**What to do:** All of the lines below are to be transcribed faithfully, with pictures excluded from the copy.

**Material:**
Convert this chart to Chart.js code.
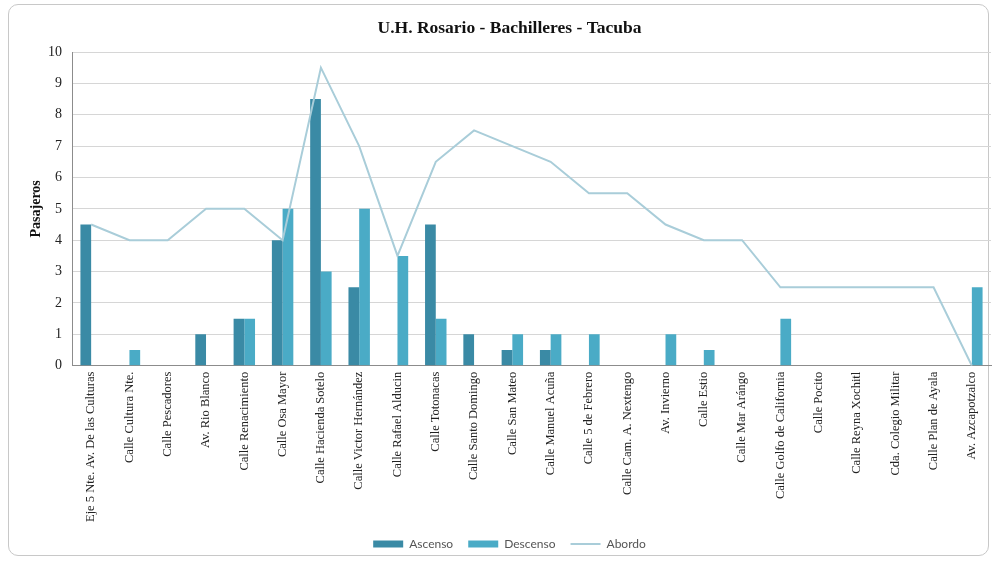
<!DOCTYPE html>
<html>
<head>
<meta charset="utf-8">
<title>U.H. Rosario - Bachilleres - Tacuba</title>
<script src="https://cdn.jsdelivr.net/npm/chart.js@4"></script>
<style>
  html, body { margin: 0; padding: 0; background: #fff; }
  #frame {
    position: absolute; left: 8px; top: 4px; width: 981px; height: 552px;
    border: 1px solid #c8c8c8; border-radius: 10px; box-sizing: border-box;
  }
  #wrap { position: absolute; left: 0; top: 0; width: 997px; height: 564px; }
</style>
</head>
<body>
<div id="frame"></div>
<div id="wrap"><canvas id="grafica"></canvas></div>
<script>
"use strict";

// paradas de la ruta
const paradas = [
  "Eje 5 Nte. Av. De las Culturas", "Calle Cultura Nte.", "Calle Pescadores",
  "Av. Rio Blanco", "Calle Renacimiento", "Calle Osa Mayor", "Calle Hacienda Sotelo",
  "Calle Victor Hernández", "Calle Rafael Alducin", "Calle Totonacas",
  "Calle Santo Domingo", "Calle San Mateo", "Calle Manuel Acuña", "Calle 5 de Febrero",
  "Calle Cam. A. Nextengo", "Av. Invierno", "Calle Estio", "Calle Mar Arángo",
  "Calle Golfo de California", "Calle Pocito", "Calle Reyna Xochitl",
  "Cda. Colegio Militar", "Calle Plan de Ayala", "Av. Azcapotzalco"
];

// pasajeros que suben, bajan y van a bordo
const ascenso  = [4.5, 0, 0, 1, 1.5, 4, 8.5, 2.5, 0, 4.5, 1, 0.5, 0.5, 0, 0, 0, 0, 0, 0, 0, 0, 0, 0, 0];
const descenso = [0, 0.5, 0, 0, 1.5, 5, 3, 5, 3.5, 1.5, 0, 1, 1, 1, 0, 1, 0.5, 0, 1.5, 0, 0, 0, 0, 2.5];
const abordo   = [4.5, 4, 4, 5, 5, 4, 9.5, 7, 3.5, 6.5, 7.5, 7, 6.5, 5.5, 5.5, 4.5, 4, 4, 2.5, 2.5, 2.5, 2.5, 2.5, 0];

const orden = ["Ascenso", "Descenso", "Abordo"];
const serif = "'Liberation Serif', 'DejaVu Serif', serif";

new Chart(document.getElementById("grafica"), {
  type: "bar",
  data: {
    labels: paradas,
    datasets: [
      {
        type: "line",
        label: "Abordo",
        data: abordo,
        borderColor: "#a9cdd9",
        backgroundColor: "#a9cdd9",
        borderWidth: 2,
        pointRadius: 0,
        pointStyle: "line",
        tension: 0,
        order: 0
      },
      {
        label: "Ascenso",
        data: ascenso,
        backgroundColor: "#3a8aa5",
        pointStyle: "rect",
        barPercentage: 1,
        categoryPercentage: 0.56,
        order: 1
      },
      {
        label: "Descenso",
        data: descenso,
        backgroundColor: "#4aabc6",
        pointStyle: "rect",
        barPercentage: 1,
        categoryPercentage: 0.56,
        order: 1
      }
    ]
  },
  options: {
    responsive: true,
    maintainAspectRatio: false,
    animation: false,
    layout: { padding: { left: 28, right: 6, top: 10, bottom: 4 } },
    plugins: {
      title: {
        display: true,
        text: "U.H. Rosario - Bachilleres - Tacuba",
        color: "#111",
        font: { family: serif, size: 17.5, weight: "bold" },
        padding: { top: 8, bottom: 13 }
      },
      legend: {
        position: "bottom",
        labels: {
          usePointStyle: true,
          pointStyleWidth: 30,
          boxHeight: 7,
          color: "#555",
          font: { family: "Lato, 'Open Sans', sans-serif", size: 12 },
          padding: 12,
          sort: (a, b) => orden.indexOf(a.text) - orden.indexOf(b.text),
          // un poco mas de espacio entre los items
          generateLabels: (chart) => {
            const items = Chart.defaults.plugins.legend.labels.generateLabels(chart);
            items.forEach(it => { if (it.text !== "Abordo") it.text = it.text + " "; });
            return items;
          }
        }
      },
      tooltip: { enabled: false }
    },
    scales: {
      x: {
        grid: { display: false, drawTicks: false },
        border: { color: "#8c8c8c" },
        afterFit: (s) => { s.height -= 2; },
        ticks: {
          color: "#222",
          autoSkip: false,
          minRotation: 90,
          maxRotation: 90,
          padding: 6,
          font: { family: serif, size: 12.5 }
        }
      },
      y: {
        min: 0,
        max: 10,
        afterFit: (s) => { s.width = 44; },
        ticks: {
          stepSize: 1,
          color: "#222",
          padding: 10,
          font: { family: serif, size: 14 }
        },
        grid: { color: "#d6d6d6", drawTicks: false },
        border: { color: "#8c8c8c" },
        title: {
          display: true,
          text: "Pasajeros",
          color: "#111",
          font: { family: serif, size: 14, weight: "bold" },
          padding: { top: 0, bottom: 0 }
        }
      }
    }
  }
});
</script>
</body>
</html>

**Correct response:**
Convert this chart to Chart.js code.
<!DOCTYPE html>
<html>
<head>
<meta charset="utf-8">
<title>U.H. Rosario - Bachilleres - Tacuba</title>
<script src="https://cdn.jsdelivr.net/npm/chart.js@4"></script>
<style>
  html, body { margin: 0; padding: 0; background: #fff; }
  #frame {
    position: absolute; left: 8px; top: 4px; width: 981px; height: 552px;
    border: 1px solid #c8c8c8; border-radius: 10px; box-sizing: border-box;
  }
  #wrap { position: absolute; left: 0; top: 0; width: 997px; height: 564px; }
</style>
</head>
<body>
<div id="frame"></div>
<div id="wrap"><canvas id="grafica"></canvas></div>
<script>
"use strict";

// paradas de la ruta
const paradas = [
  "Eje 5 Nte. Av. De las Culturas", "Calle Cultura Nte.", "Calle Pescadores",
  "Av. Rio Blanco", "Calle Renacimiento", "Calle Osa Mayor", "Calle Hacienda Sotelo",
  "Calle Victor Hernández", "Calle Rafael Alducin", "Calle Totonacas",
  "Calle Santo Domingo", "Calle San Mateo", "Calle Manuel Acuña", "Calle 5 de Febrero",
  "Calle Cam. A. Nextengo", "Av. Invierno", "Calle Estio", "Calle Mar Arángo",
  "Calle Golfo de California", "Calle Pocito", "Calle Reyna Xochitl",
  "Cda. Colegio Militar", "Calle Plan de Ayala", "Av. Azcapotzalco"
];

// pasajeros que suben, bajan y van a bordo
const ascenso  = [4.5, 0, 0, 1, 1.5, 4, 8.5, 2.5, 0, 4.5, 1, 0.5, 0.5, 0, 0, 0, 0, 0, 0, 0, 0, 0, 0, 0];
const descenso = [0, 0.5, 0, 0, 1.5, 5, 3, 5, 3.5, 1.5, 0, 1, 1, 1, 0, 1, 0.5, 0, 1.5, 0, 0, 0, 0, 2.5];
const abordo   = [4.5, 4, 4, 5, 5, 4, 9.5, 7, 3.5, 6.5, 7.5, 7, 6.5, 5.5, 5.5, 4.5, 4, 4, 2.5, 2.5, 2.5, 2.5, 2.5, 0];

const orden = ["Ascenso", "Descenso", "Abordo"];
const serif = "'Liberation Serif', 'DejaVu Serif', serif";

new Chart(document.getElementById("grafica"), {
  type: "bar",
  data: {
    labels: paradas,
    datasets: [
      {
        type: "line",
        label: "Abordo",
        data: abordo,
        borderColor: "#a9cdd9",
        backgroundColor: "#a9cdd9",
        borderWidth: 2,
        pointRadius: 0,
        pointStyle: "line",
        tension: 0,
        order: 0
      },
      {
        label: "Ascenso",
        data: ascenso,
        backgroundColor: "#3a8aa5",
        pointStyle: "rect",
        barPercentage: 1,
        categoryPercentage: 0.56,
        order: 1
      },
      {
        label: "Descenso",
        data: descenso,
        backgroundColor: "#4aabc6",
        pointStyle: "rect",
        barPercentage: 1,
        categoryPercentage: 0.56,
        order: 1
      }
    ]
  },
  options: {
    responsive: true,
    maintainAspectRatio: false,
    animation: false,
    layout: { padding: { left: 28, right: 6, top: 10, bottom: 4 } },
    plugins: {
      title: {
        display: true,
        text: "U.H. Rosario - Bachilleres - Tacuba",
        color: "#111",
        font: { family: serif, size: 17.5, weight: "bold" },
        padding: { top: 8, bottom: 13 }
      },
      legend: {
        position: "bottom",
        labels: {
          usePointStyle: true,
          pointStyleWidth: 30,
          boxHeight: 7,
          color: "#555",
          font: { family: "Lato, 'Open Sans', sans-serif", size: 12 },
          padding: 12,
          sort: (a, b) => orden.indexOf(a.text) - orden.indexOf(b.text),
          // un poco mas de espacio entre los items
          generateLabels: (chart) => {
            const items = Chart.defaults.plugins.legend.labels.generateLabels(chart);
            items.forEach(it => { if (it.text !== "Abordo") it.text = it.text + " "; });
            return items;
          }
        }
      },
      tooltip: { enabled: false }
    },
    scales: {
      x: {
        grid: { display: false, drawTicks: false },
        border: { color: "#8c8c8c" },
        afterFit: (s) => { s.height -= 2; },
        ticks: {
          color: "#222",
          autoSkip: false,
          minRotation: 90,
          maxRotation: 90,
          padding: 6,
          font: { family: serif, size: 12.5 }
        }
      },
      y: {
        min: 0,
        max: 10,
        afterFit: (s) => { s.width = 44; },
        ticks: {
          stepSize: 1,
          color: "#222",
          padding: 10,
          font: { family: serif, size: 14 }
        },
        grid: { color: "#d6d6d6", drawTicks: false },
        border: { color: "#8c8c8c" },
        title: {
          display: true,
          text: "Pasajeros",
          color: "#111",
          font: { family: serif, size: 14, weight: "bold" },
          padding: { top: 0, bottom: 0 }
        }
      }
    }
  }
});
</script>
</body>
</html>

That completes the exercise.